Thursday morning, three tanker cars in a Burlington Northern Santa Fe train carrying highly flammable Bakken crude oil derailed below the Magnolia Bridge in Seattle’s Interbay neighborhood, inching along at only 5 mph. None of the oil spilled, and BNSF spokesman Gus Melonas told The Herald that the vehicles involved weren’t outdated DOT-111 cars similar to the ones involved in the explosion that killed 47 people in the Quebec town of Lac-Megantic in 2013, but “enhanced” CPC-1232 tankers. (As Rep. Rick Larsen, D-Everett, notes, the CPC-1232 tankers are the railroad-preferred lowest-common denominator safety replacement for the DOT-111.)

Seventy percent of tanker cars that weave through Seattle and Snohomish County are the safer variety, Melonas said. Are 70-30 odds palatable for residents who live near at-grade crossings in Marysville or Edmonds?

Washington’s congressional delegation has been responsive to crude-by-rail and unsafe DOT-111 tank cars, derisively called “the Ford pinto of rail cars.” Larsen, in particular, exhibits vigilance and leadership, holding both railroads and the U.S. Department of Transportation accountable.

“New rules for transporting crude oil by rail are an important step toward making sure communities near rail lines that carry crude oil and other hazardous materials are safe,” Larsen said in a Wednesday statement after the release of the U.S. DOT’s draft rules addressing the safe transport of crude by rail. “But now we’ve got to translate rules on paper into safety on the rails.”

The united front that is bird-dogging crude-by-rail could spur meaningful reform, including lowering the too-high one-million gallon threshold for notifying states about oil trains lumbering through.

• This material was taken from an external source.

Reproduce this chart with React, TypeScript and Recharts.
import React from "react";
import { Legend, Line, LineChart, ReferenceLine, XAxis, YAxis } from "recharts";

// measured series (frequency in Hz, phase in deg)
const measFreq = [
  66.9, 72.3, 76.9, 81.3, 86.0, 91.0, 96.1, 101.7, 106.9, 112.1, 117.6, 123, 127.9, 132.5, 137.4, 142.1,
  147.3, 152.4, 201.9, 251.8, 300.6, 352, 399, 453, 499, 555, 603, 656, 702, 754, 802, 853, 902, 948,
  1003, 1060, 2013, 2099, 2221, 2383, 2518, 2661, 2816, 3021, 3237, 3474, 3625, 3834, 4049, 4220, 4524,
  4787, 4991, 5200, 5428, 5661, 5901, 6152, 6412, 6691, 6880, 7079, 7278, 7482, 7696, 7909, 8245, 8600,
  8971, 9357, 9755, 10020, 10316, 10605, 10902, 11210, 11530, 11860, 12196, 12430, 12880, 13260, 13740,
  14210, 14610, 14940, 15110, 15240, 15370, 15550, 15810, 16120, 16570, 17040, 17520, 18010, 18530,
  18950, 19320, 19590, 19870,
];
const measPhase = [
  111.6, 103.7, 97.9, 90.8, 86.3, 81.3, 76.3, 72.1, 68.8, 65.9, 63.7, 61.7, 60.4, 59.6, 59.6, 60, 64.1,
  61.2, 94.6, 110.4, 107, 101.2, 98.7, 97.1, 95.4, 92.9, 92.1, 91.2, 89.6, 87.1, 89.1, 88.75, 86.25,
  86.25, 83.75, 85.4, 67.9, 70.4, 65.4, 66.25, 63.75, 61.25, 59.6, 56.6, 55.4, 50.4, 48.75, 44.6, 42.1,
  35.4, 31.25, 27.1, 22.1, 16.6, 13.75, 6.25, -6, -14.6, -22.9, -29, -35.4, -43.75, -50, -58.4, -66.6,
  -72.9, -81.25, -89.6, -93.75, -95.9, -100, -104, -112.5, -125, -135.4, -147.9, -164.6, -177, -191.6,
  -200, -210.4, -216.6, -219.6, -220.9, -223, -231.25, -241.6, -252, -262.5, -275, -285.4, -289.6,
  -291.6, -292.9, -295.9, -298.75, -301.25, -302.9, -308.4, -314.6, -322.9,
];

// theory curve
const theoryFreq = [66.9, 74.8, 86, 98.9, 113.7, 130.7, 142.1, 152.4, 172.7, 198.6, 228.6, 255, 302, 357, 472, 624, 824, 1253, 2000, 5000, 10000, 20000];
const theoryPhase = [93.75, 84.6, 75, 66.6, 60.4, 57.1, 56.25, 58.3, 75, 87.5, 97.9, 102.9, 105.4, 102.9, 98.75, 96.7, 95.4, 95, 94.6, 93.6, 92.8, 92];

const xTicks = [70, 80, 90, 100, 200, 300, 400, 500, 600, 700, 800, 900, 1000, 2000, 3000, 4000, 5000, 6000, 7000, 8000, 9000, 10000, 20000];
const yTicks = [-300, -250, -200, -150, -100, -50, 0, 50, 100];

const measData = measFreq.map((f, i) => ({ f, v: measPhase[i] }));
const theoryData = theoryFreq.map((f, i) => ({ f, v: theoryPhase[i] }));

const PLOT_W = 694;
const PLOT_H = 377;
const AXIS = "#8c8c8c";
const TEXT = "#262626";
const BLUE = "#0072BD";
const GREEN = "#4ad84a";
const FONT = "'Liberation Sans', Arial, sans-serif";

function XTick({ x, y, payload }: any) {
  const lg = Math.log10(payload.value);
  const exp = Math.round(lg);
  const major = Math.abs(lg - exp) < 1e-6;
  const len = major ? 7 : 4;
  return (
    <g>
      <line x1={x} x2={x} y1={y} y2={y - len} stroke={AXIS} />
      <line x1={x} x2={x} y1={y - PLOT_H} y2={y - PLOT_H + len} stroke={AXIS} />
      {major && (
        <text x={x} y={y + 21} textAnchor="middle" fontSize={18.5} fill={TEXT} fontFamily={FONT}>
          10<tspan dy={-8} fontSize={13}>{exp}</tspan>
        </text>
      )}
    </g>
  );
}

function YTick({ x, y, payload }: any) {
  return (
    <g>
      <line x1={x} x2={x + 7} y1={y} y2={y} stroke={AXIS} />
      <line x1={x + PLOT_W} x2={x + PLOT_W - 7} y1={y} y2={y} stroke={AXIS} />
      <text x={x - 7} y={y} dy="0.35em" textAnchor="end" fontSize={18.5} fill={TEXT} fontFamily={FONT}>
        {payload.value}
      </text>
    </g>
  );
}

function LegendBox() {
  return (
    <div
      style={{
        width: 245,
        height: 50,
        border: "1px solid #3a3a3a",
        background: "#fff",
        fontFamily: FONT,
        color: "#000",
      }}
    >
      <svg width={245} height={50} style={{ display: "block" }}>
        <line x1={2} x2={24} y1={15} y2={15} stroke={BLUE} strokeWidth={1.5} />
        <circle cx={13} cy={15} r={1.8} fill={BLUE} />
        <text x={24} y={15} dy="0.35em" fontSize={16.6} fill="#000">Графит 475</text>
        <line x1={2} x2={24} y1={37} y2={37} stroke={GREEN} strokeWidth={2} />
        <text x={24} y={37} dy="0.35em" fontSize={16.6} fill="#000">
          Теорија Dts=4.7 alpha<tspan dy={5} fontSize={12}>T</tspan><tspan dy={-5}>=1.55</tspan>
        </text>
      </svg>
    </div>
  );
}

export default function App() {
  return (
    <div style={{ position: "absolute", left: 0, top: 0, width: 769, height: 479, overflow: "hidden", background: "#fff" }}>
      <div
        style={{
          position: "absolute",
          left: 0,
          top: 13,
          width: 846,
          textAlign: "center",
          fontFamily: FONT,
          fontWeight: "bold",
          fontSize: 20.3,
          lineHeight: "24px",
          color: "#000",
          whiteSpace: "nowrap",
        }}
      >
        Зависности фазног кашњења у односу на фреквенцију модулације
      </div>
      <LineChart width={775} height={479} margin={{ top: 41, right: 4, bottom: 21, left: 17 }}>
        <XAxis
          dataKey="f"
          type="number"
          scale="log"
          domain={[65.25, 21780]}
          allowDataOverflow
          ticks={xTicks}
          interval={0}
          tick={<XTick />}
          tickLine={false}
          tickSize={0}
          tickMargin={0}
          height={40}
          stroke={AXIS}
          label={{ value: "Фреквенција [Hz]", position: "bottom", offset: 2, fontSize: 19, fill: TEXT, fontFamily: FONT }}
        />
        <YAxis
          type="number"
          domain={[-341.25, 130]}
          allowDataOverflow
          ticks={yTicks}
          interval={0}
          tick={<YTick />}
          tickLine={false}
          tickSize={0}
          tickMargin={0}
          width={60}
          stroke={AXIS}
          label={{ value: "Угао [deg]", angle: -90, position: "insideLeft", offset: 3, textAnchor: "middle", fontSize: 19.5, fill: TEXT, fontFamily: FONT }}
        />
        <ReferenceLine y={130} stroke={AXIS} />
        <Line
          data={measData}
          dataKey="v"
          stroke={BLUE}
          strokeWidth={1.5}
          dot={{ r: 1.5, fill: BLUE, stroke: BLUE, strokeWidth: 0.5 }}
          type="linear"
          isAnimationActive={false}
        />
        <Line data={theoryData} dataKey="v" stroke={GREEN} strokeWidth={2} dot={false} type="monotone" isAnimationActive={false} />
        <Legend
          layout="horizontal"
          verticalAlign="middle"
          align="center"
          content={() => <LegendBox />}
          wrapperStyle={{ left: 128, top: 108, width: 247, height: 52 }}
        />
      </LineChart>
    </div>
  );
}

Another hat tip to Larsen, a member of the Transportation and Infrastructure Committee. In fact, Larsen’s first Congressional win was quasi-related — a bipartisan pipeline safety bill in 2001. Now, Larsen needs to concentrate his considerable political talents on coal-by-rail.

On Thursday, the Puget Sound Regional Council issued its evaluation of regional impacts for the proposed Gateway Pacific Terminal at Cherry Point. The terminal will bring 18 new trains per day, each 1.6 miles long. Gateway would generate the most traffic fallout of any of the Northwest’s bulk-terminal proposals, the report reads, including a 147 percent hike in “gate-down times” in Marysville alone. There will be a 2- to 6-minute delay per crossing for emergency vehicles and even an environmental-justice component, with low-income and minority populations shouldering a disproportionate burden.

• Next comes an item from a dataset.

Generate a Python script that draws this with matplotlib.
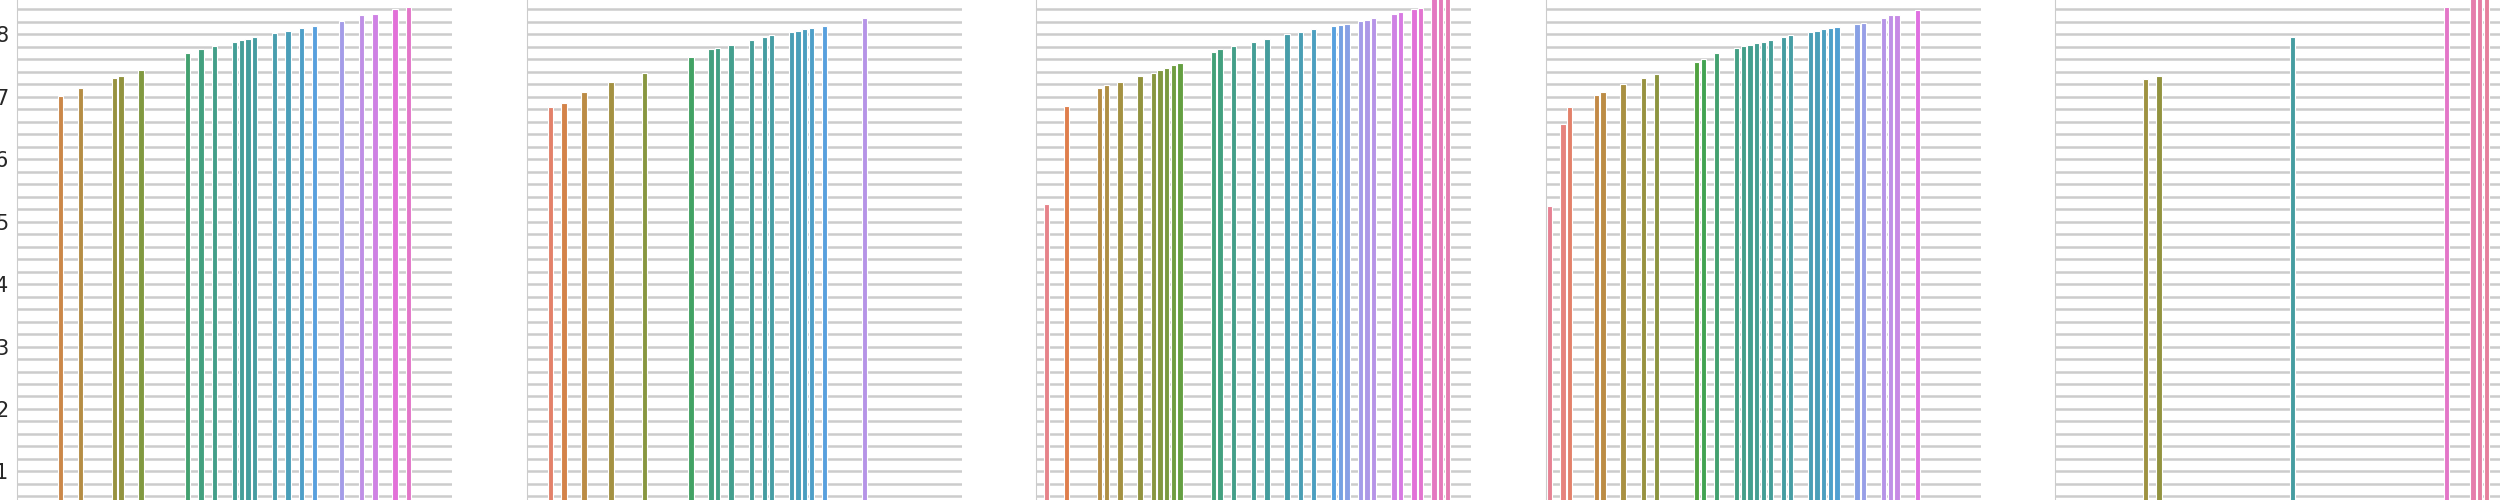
import numpy as np
import matplotlib.pyplot as plt
import seaborn as sns
from matplotlib.ticker import MultipleLocator

# 65 categories along x, coloured by a husl palette
n_cat = 65
categories = list(range(n_cat))

p1_idx = [6, 9, 14, 15, 18, 25, 27, 29, 32, 33, 34, 35, 38, 40, 42, 44, 48, 51, 53, 56, 58]
p1_val = [7.01, 7.135, 7.30, 7.33, 7.43, 7.70, 7.765, 7.81, 7.88, 7.91, 7.92, 7.96,
          8.02, 8.05, 8.10, 8.13, 8.21, 8.31, 8.33, 8.41, 8.44]

p2_idx = [3, 5, 8, 12, 17, 24, 27, 28, 30, 33, 35, 36, 39, 40, 41, 42, 44, 50]
p2_val = [6.83, 6.895, 7.076, 7.237, 7.38, 7.63, 7.765, 7.78, 7.83, 7.91, 7.96, 7.995,
          8.04, 8.05, 8.085, 8.096, 8.13, 8.26]

p3_idx = [1, 4, 9, 10, 12, 15, 17, 18, 19, 20, 21, 26, 27, 29, 32, 34, 37, 39, 41,
          44, 45, 46, 48, 49, 50, 53, 54, 56, 57, 59, 60, 61]
p3_val = [5.28, 6.85, 7.14, 7.19, 7.237, 7.33, 7.38, 7.43, 7.46, 7.51, 7.54, 7.72,
          7.765, 7.81, 7.88, 7.925, 8.005, 8.04, 8.085, 8.13, 8.15, 8.165, 8.21, 8.23,
          8.26, 8.33, 8.36, 8.41, 8.42, 8.65, 8.68, 8.7]

p4_idx = [0, 2, 3, 7, 8, 11, 14, 16, 22, 23, 25, 28, 29, 30, 31, 32, 33, 35, 36,
          39, 40, 41, 42, 43, 46, 47, 50, 51, 52, 55]
p4_val = [5.245, 6.56, 6.83, 7.023, 7.076, 7.20, 7.30, 7.365, 7.557, 7.605, 7.70,
          7.78, 7.81, 7.83, 7.86, 7.88, 7.91, 7.96, 7.99, 8.04, 8.05, 8.085, 8.10,
          8.12, 8.165, 8.18, 8.26, 8.31, 8.31, 8.39]

p5_idx = [13, 15, 35, 58, 62, 63, 64]
p5_val = [7.28, 7.33, 7.95, 8.44, 8.7, 8.72, 8.75]

panels = [(p1_idx, p1_val), (p2_idx, p2_val), (p3_idx, p3_val),
          (p4_idx, p4_val), (p5_idx, p5_val)]

colors = [sns.desaturate(c, 0.75) for c in sns.husl_palette(n_cat)]

fig = plt.figure(figsize=(25, 5), dpi=100)
W, H = 2500.0, 500.0
lefts = [17.3, 527.3, 1036.3, 1546.3, 2055.3]
width = 434.4
unit = width / n_cat

for k, (idx, vals) in enumerate(panels):
    w = width if k < 4 else W - lefts[k]
    ax = fig.add_axes([lefts[k] / W, 0, w / W, 1])
    ax.bar(idx, vals, width=0.8, color=[colors[i] for i in idx],
           edgecolor='white', linewidth=0.8, zorder=2)
    ax.set_xlim(-0.5, -0.5 + w / unit)
    ax.set_ylim(0.542, 8.55)
    ax.yaxis.set_major_locator(MultipleLocator(1))
    ax.yaxis.set_minor_locator(MultipleLocator(0.2))
    ax.set_axisbelow(True)
    ax.grid(axis='y', which='both', color='#cccccc', lw=1.8)
    ax.tick_params(axis='y', which='both', length=0, pad=6.5, labelsize=15,
                   labelcolor='#262626', labelleft=(k == 0))
    ax.tick_params(axis='x', bottom=False, labelbottom=False)
    for s in ['top', 'right', 'bottom']:
        ax.spines[s].set_visible(False)
    ax.spines['left'].set_color('#cccccc')
    ax.spines['left'].set_linewidth(0.8)
    ax.patch.set_alpha(0)

fig.savefig('out.png', dpi=100)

Larsen, an early proponent of Gateway Pacific, points to the creation of hundreds of industrial jobs in Whatcom County. Just as compelling, Larsen told The Herald that “we’ll still get increased traffic and freight congestion,” Gateway or no, a reality underscored in the PSRC report. (“Statewide freight rail volume will grow by an additional 130 percent by 2035,” the report states.) One argument: The value of Gateway is it guarantees that BNSF will invest in mitigation.

But there are wiser public-interest cudgels to improve capacity than building the biggest coal-export facility on the West Coast. Let the congressional united front on oil-car safety translate as smoothly and effectively into a united front to stop coal-export facilities.